▶ **What you should do**
The lines to extract run from the first line of the material below to the line containing "import plotly.graph_objects as go", both included; leave the pictures behind.

▶ **Available data**
==============================

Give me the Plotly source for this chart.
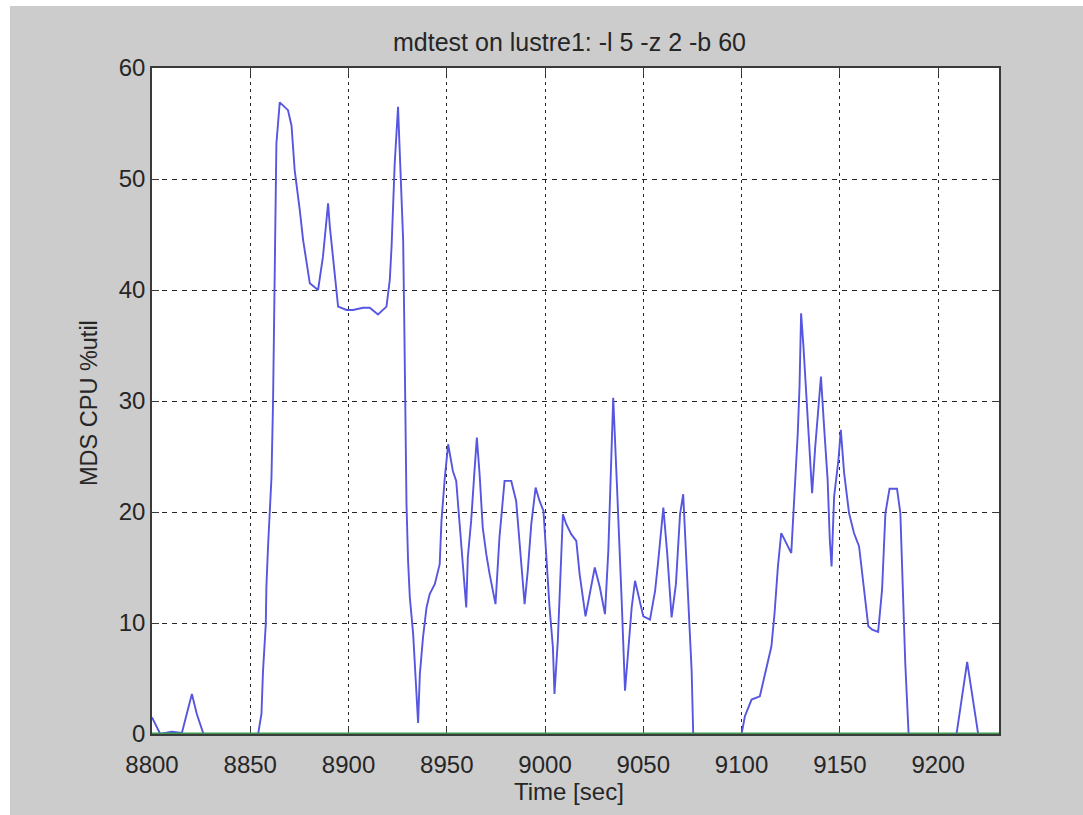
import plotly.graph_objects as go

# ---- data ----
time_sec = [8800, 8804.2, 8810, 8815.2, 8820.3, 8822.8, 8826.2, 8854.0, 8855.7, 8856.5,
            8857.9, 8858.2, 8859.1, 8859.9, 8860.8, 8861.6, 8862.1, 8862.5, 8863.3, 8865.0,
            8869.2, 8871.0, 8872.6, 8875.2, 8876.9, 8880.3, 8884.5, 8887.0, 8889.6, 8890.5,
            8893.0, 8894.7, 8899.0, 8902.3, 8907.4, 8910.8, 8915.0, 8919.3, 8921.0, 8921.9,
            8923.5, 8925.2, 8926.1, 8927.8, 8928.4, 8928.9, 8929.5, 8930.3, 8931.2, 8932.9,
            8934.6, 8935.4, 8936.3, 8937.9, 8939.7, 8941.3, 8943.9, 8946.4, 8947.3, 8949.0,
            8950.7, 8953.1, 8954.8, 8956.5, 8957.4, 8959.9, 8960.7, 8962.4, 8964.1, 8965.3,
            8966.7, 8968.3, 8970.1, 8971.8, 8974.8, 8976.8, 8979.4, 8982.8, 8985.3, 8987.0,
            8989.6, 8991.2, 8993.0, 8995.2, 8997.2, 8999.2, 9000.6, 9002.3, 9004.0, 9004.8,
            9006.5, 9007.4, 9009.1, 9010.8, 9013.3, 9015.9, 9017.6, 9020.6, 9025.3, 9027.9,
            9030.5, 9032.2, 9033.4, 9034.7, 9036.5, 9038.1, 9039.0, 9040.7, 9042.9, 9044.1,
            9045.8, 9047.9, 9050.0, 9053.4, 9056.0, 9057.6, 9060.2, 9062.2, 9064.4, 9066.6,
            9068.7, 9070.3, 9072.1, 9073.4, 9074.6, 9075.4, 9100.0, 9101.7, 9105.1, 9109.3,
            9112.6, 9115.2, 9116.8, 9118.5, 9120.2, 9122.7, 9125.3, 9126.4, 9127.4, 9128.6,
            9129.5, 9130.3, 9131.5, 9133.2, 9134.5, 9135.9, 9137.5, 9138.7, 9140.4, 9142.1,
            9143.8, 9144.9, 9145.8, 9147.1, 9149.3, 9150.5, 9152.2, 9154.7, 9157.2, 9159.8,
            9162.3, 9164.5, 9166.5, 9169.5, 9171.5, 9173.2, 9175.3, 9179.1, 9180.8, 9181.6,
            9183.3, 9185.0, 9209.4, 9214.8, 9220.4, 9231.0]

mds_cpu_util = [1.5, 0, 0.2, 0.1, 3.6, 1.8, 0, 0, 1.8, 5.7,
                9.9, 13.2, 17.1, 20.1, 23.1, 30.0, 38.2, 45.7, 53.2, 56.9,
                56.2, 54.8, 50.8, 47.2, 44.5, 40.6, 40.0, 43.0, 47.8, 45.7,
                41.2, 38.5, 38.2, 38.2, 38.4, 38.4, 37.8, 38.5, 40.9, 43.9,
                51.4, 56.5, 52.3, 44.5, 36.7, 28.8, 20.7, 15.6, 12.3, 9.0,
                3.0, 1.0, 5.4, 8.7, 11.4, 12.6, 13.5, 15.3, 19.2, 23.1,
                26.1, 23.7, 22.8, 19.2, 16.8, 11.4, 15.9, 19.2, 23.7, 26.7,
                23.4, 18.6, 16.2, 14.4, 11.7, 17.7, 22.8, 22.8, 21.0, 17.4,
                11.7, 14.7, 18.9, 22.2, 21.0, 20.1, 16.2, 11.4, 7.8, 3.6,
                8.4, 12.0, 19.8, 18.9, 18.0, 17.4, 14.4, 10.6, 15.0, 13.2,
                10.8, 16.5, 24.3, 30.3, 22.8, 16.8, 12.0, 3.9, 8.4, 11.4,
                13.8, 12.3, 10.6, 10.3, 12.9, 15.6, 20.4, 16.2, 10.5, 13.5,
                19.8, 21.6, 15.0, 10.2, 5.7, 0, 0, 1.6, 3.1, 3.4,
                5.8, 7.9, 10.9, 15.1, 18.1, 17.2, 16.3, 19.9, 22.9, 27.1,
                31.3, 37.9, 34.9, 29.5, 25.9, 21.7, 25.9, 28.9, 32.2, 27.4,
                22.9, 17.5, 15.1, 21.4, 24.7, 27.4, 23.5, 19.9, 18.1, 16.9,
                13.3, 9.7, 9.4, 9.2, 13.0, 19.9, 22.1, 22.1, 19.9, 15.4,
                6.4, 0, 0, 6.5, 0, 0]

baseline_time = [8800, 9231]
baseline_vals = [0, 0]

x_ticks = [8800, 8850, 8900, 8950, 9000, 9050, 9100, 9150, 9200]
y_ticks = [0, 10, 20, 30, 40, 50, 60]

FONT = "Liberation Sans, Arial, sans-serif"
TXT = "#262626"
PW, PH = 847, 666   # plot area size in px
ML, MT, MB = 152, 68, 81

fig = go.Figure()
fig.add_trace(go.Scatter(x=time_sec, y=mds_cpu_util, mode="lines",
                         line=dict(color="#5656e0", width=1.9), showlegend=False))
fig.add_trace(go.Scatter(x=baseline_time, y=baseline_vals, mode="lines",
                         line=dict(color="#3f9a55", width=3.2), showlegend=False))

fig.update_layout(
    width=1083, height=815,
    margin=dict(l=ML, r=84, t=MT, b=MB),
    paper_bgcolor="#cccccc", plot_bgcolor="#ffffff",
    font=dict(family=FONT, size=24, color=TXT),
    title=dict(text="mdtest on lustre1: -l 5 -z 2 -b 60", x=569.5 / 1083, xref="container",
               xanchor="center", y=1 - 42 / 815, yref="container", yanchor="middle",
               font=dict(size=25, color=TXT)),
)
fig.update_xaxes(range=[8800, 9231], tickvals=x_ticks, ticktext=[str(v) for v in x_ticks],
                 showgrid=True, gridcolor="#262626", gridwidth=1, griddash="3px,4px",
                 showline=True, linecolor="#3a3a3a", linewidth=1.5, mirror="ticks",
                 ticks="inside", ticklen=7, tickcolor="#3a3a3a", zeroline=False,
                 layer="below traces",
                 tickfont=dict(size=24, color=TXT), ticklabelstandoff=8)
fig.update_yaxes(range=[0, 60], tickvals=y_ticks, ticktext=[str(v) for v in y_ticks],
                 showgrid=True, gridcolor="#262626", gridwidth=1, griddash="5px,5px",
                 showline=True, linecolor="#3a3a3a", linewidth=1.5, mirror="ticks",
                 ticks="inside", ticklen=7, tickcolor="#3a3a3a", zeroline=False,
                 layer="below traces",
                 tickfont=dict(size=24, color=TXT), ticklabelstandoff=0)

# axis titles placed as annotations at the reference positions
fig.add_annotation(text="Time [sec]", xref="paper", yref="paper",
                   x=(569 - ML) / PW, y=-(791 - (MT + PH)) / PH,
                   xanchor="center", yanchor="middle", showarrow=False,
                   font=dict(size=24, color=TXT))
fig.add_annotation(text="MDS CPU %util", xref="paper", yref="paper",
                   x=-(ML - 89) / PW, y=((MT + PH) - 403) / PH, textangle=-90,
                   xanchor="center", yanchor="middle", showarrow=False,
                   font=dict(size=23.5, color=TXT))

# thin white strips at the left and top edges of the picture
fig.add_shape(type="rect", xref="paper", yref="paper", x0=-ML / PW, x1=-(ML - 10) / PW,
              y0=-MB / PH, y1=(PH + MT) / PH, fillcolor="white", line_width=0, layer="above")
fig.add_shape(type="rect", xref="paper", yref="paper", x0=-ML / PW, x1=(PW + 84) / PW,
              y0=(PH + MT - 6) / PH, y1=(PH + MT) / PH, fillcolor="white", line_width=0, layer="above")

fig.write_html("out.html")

==============================

▶ **The reply**
Give me the Plotly source for this chart.
import plotly.graph_objects as go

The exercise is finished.